The adage “You have only one chance to make a first impression” has a sibling: “You have only one chance to make a decent good-bye.”
I thought of both when I saw Sun Microsystem CEO Jonathan Schwartz’ farewell note as he terminated his employment with the completion of Sun’s acquisition by Oracle [Disclosure: Jonathan and I are nodding acquaintances in our Dolores Park neighborhood of San Francisco]. There are some land mines as noted here to changing / leaving jobs: saying an effective goodbye is one of them.

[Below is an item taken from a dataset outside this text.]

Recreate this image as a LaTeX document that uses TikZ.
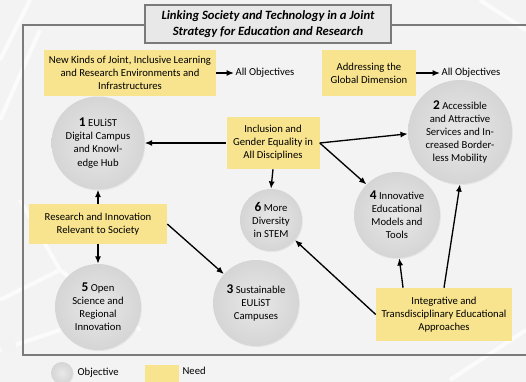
\documentclass[tikz,border=0pt]{standalone}
\usepackage{fontspec}
\setmainfont{Carlito}
\usetikzlibrary{arrows.meta,calc,shadows}
\definecolor{needfill}{HTML}{F8E48E}
\definecolor{objin}{HTML}{E8E8E8}
\definecolor{objout}{HTML}{D5D5D5}
\definecolor{bgcol}{HTML}{F3F3F3}
\definecolor{framecol}{HTML}{7A7A7A}
\tikzset{
  need/.style={fill=needfill, draw=none, align=center, inner sep=0pt,
    font=\fontsize{8}{9.8}\selectfont},
  objective/.style={circle, draw=none, inner color=objin, outer color=objout,
    align=center, inner sep=0pt, font=\fontsize{8}{9.8}\selectfont,
    drop shadow={shadow xshift=0.6pt, shadow yshift=-0.8pt, opacity=0.12}},
  link/.style={line width=1pt, -{Latex[length=5.5pt,width=4.5pt]}},
  plain/.style={align=left, inner sep=1pt, font=\fontsize{8}{9.8}\selectfont},
  net/.style={line width=3pt, draw=white, opacity=0.7},
}
\begin{document}
\begin{tikzpicture}[x=0.75pt,y=-0.75pt]
  % page background
  \fill[bgcol] (0,0) rectangle (526,382);
  \useasboundingbox (0,0) rectangle (526,382);
  % faint network ornament in the background
  \draw[net] (0,300) -- (60,270) -- (140,330) (0,350) -- (60,330) (60,270) -- (20,200);
  \draw[net] (0,120) -- (40,30) (0,60) -- (30,0) (480,0) -- (526,30) (450,380) -- (526,330);
  \fill[gray!10] (8,345) circle (8);
  % outer frame
  \draw[framecol, line width=0.9pt] (540,25) -- (23,25) -- (23,355) -- (540,355);
  % title
  \node[draw=framecol, line width=0.9pt, fill=gray!18, minimum width=246*0.75pt,
        minimum height=38*0.75pt, align=center,
        font=\fontsize{9.5}{12}\selectfont\bfseries\itshape] (title) at (268,24)
        {Linking Society and Technology in a Joint\\Strategy for Education and Research};
  % needs
  \node[need, minimum width=172*0.75pt, minimum height=46*0.75pt] (n1) at (130,73)
    {New Kinds of Joint, Inclusive Learning\\and Research Environments and\\Infrastructures};
  \node[plain, anchor=west] (ao1) at (234,73) {All Objectives};
  \node[need, minimum width=94*0.75pt, minimum height=46*0.75pt] (n2) at (369,73)
    {Addressing the\\Global Dimension};
  \node[plain, anchor=west] (ao2) at (440,73) {All Objectives};
  \node[need, minimum width=93*0.75pt, minimum height=52*0.75pt] (inc) at (273,143)
    {Inclusion and\\Gender Equality in\\All Disciplines};
  \node[need, minimum width=138*0.75pt, minimum height=40*0.75pt] (res) at (98,224)
    {Research and Innovation\\Relevant to Society};
  \node[need, minimum width=136*0.75pt, minimum height=53*0.75pt] (integ) at (444,314.5)
    {Integrative and\\Transdisciplinary Educational\\Approaches};
  % objectives
  \node[objective, minimum size=93*0.75pt] (c1) at (98,143)
    {{\fontsize{10}{10}\selectfont\bfseries 1} EULiST\\Digital Campus\\and Knowl-\\edge Hub};
  \node[objective, minimum size=104*0.75pt] (c2) at (460,132)
    {{\fontsize{10}{10}\selectfont\bfseries 2} Accessible\\and Attractive\\Services and In-\\creased Border-\\less Mobility};
  \node[objective, minimum size=86*0.75pt] (c3) at (256,303)
    {{\fontsize{10}{10}\selectfont\bfseries 3} Sustainable\\EULiST\\Campuses};
  \node[objective, minimum size=86*0.75pt] (c4) at (397,215)
    {{\fontsize{10}{10}\selectfont\bfseries 4} Innovative\\Educational\\Models and\\Tools};
  \node[objective, minimum size=86*0.75pt] (c5) at (98,307)
    {{\fontsize{10}{10}\selectfont\bfseries 5} Open\\Science and\\Regional\\Innovation};
  \node[objective, minimum size=62*0.75pt] (c6) at (271,220)
    {{\fontsize{10}{10}\selectfont\bfseries 6} More\\Diversity\\in STEM};
  % connectors
  \draw[link] (n1.east) -- (ao1.west);
  \draw[link] (n2.east) -- (ao2.west);
  \draw[link] (inc.west) -- (c1.east);
  \draw[link] (inc.east) -- (c2.182);
  \draw[link] (inc.east) -- (c4.135);
  \draw[link] (inc.south) -- (c6.north);
  \draw[link] (res.north) -- (c1.south);
  \draw[link] (res.south) -- (c5.north);
  \draw[link] (res.east) -- (c3.138);
  \draw[link] (integ.west) -- (c6.-40);
  \draw[link] ($(integ.north west)!0.2!(integ.north east)$) -- (c4.-87);
  \draw[link] (integ.north) -- (c2.south);
  % legend
  \node[objective, minimum size=22*0.75pt] (lobj) at (62,373) {};
  \node[plain, anchor=west] (lobjt) at (76,373) {Objective};
  \node[fill=needfill, minimum width=34*0.75pt, minimum height=17*0.75pt, inner sep=0pt] (lneed) at (162,373.5) {};
  \node[plain, anchor=west] (lneedt) at (181,371) {Need};
\end{tikzpicture}
\end{document}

Rather than the more common all-hands farewell, or note to the troops (something done by Sun Chairman and co-founder Scott McNealy), Jonathan used Twitter and tweeted his farewell:
Stalled too many customers
CEO no more.”
Goodbyes are best said sincerely, graciously and simply. Lingering goodbyes, pay-you-back-goodbyes, and goodbyes that can viewed as flakey are usually not the best way with which to end a role. I think Jonathan, who I perceive to be bright and well intentioned, bordered on the latter (e.g. flakey) by tweeting his farewell. Twitter’s great – but like firing people by e-mail, saying goodbye with connection and authenticity is a high touch – not a haiku tweet – sort of thing.
In Mr. Magorium’s Wonder Emporium, actor Dustin Hoffman (playing Mr. Magorium) recounts Shakespeare’s language to describe the death of King Lear in Act V of the play. King Lear’s exit by William Shakespeare? “He dies.”
The context of the play, with its greatness of language and drama, is the perfect shell to serve up a simple and elegant exit.
People leaving jobs and firms should take note: great work in a role, and great contributions to a firm should be ended as simply, authentically, and modestly as well.